__YOUR INSTRUCTIONS__: Only the lines from the line that has "Output the Python" through the line that has "theta = np.arange(n) * width + width / 2" should be reproduced, exactly and with both ends kept.

__LISTING__:
-- start --

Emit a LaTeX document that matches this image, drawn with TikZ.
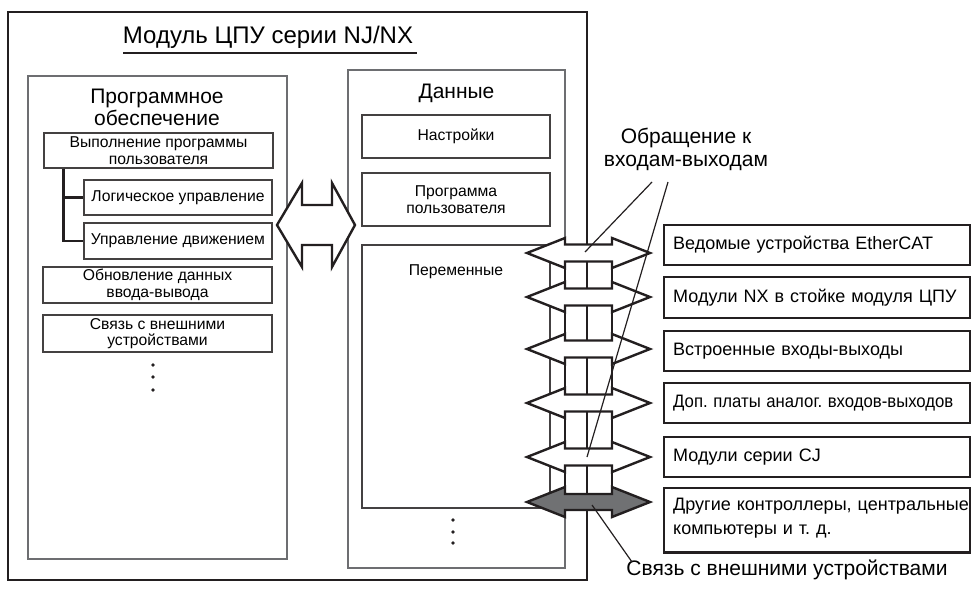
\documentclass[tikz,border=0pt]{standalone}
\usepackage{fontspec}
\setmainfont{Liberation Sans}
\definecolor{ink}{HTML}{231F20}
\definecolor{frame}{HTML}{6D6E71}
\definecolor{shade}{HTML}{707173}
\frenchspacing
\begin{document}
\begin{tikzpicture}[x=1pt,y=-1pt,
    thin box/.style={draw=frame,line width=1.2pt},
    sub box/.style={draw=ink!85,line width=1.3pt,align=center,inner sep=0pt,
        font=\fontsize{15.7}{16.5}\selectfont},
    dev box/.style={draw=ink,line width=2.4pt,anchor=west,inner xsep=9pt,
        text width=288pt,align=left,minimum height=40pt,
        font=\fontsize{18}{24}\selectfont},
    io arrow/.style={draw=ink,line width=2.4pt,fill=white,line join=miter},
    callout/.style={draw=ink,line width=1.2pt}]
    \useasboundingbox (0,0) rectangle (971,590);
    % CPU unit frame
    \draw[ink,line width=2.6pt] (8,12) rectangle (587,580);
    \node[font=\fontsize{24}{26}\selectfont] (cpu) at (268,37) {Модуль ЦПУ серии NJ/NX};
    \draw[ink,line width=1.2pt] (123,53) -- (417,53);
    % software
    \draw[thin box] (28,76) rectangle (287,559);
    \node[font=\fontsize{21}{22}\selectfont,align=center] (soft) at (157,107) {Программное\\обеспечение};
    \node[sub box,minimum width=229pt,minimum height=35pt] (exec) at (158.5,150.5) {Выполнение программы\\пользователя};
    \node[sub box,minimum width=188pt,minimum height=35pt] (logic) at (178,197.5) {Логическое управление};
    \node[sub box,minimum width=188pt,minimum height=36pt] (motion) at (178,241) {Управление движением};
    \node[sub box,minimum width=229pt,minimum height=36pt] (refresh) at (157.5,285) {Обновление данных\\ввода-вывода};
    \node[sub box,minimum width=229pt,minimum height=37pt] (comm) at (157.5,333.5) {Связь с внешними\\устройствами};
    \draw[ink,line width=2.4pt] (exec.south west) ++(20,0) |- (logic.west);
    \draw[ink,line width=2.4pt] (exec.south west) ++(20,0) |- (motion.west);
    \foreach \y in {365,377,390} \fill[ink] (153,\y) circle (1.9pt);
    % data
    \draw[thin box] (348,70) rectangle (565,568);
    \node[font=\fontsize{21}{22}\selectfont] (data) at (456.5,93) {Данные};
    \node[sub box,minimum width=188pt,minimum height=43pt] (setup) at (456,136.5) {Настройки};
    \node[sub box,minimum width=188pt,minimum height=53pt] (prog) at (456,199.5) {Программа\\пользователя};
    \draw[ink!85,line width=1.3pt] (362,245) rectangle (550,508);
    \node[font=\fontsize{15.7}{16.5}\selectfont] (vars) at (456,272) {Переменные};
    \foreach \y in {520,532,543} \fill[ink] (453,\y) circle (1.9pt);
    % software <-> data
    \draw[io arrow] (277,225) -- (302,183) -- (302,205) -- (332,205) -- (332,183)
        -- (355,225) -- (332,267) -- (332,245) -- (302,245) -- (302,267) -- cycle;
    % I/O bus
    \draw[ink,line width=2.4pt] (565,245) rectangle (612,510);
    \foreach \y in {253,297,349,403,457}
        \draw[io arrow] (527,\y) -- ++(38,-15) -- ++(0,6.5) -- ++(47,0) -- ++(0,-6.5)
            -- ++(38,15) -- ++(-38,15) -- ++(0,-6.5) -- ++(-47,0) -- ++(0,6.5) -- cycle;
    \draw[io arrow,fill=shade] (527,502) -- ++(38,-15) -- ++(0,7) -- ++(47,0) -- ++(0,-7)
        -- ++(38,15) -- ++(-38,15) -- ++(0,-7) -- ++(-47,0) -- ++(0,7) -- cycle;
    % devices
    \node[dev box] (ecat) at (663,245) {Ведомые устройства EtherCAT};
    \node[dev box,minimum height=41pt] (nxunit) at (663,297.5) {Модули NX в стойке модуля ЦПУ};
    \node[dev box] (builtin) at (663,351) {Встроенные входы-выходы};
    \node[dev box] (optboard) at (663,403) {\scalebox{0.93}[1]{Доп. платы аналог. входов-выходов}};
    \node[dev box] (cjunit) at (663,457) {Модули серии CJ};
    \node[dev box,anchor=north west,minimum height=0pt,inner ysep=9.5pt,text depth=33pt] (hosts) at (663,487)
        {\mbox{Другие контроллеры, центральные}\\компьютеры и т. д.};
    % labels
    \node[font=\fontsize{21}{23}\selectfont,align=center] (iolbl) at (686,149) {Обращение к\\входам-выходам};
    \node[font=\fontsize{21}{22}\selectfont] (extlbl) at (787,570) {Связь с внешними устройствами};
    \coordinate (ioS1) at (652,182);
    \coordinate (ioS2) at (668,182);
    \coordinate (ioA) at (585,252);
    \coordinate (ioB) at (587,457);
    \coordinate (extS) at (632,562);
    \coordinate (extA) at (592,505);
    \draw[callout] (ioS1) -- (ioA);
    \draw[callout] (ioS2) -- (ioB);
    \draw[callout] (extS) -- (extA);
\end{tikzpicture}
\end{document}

-- end --
-- start --

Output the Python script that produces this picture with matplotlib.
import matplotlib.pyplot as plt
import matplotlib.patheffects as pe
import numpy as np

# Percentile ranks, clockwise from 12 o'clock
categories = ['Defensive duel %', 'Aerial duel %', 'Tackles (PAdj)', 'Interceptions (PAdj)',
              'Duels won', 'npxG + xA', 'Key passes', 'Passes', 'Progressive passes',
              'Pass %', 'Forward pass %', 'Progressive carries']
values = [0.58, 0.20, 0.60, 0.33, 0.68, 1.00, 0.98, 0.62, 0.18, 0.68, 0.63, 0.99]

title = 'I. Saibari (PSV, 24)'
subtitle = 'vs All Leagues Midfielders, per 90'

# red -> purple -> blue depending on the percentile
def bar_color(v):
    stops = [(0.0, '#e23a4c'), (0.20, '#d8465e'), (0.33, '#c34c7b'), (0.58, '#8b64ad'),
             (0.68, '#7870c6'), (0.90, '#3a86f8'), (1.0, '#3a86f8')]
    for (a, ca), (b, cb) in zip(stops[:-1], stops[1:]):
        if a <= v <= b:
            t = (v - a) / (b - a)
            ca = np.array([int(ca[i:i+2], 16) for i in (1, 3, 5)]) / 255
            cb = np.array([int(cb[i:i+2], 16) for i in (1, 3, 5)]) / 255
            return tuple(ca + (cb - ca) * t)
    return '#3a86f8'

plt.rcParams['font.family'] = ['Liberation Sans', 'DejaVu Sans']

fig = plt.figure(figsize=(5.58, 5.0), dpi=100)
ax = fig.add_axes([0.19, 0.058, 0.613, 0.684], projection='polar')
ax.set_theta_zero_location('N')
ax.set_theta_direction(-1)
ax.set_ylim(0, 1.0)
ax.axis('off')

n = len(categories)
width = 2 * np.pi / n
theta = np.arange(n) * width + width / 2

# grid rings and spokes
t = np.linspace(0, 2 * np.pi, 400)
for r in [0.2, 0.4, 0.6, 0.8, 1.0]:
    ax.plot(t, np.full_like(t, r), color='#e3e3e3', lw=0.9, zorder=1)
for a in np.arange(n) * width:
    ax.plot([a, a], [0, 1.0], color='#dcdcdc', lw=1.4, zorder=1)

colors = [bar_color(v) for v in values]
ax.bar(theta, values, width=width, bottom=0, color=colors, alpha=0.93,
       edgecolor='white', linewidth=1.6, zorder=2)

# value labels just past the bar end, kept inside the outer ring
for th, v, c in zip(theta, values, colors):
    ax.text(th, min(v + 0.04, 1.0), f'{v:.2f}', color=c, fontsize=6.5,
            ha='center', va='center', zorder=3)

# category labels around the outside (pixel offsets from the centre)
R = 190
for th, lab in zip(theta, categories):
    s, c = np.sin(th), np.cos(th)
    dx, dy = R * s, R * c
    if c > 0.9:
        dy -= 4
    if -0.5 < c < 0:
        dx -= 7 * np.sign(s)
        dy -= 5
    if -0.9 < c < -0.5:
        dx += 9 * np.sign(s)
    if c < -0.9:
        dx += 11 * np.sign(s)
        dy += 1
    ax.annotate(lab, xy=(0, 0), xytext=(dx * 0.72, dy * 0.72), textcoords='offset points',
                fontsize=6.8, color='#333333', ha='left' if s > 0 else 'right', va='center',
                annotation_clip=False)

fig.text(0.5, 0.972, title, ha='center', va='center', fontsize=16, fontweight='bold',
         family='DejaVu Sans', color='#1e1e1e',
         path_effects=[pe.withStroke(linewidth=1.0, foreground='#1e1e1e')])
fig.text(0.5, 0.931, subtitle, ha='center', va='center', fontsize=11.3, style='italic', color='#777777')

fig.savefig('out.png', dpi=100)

-- end --
-- start --

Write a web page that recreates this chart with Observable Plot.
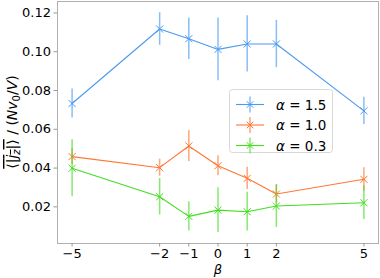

-- end --

__OUTPUT OF THE EXERCISE__:
Output the Python script that produces this picture with matplotlib.
import matplotlib.pyplot as plt
import matplotlib.patheffects as pe
import numpy as np

# Percentile ranks, clockwise from 12 o'clock
categories = ['Defensive duel %', 'Aerial duel %', 'Tackles (PAdj)', 'Interceptions (PAdj)',
              'Duels won', 'npxG + xA', 'Key passes', 'Passes', 'Progressive passes',
              'Pass %', 'Forward pass %', 'Progressive carries']
values = [0.58, 0.20, 0.60, 0.33, 0.68, 1.00, 0.98, 0.62, 0.18, 0.68, 0.63, 0.99]

title = 'I. Saibari (PSV, 24)'
subtitle = 'vs All Leagues Midfielders, per 90'

# red -> purple -> blue depending on the percentile
def bar_color(v):
    stops = [(0.0, '#e23a4c'), (0.20, '#d8465e'), (0.33, '#c34c7b'), (0.58, '#8b64ad'),
             (0.68, '#7870c6'), (0.90, '#3a86f8'), (1.0, '#3a86f8')]
    for (a, ca), (b, cb) in zip(stops[:-1], stops[1:]):
        if a <= v <= b:
            t = (v - a) / (b - a)
            ca = np.array([int(ca[i:i+2], 16) for i in (1, 3, 5)]) / 255
            cb = np.array([int(cb[i:i+2], 16) for i in (1, 3, 5)]) / 255
            return tuple(ca + (cb - ca) * t)
    return '#3a86f8'

plt.rcParams['font.family'] = ['Liberation Sans', 'DejaVu Sans']

fig = plt.figure(figsize=(5.58, 5.0), dpi=100)
ax = fig.add_axes([0.19, 0.058, 0.613, 0.684], projection='polar')
ax.set_theta_zero_location('N')
ax.set_theta_direction(-1)
ax.set_ylim(0, 1.0)
ax.axis('off')

n = len(categories)
width = 2 * np.pi / n
theta = np.arange(n) * width + width / 2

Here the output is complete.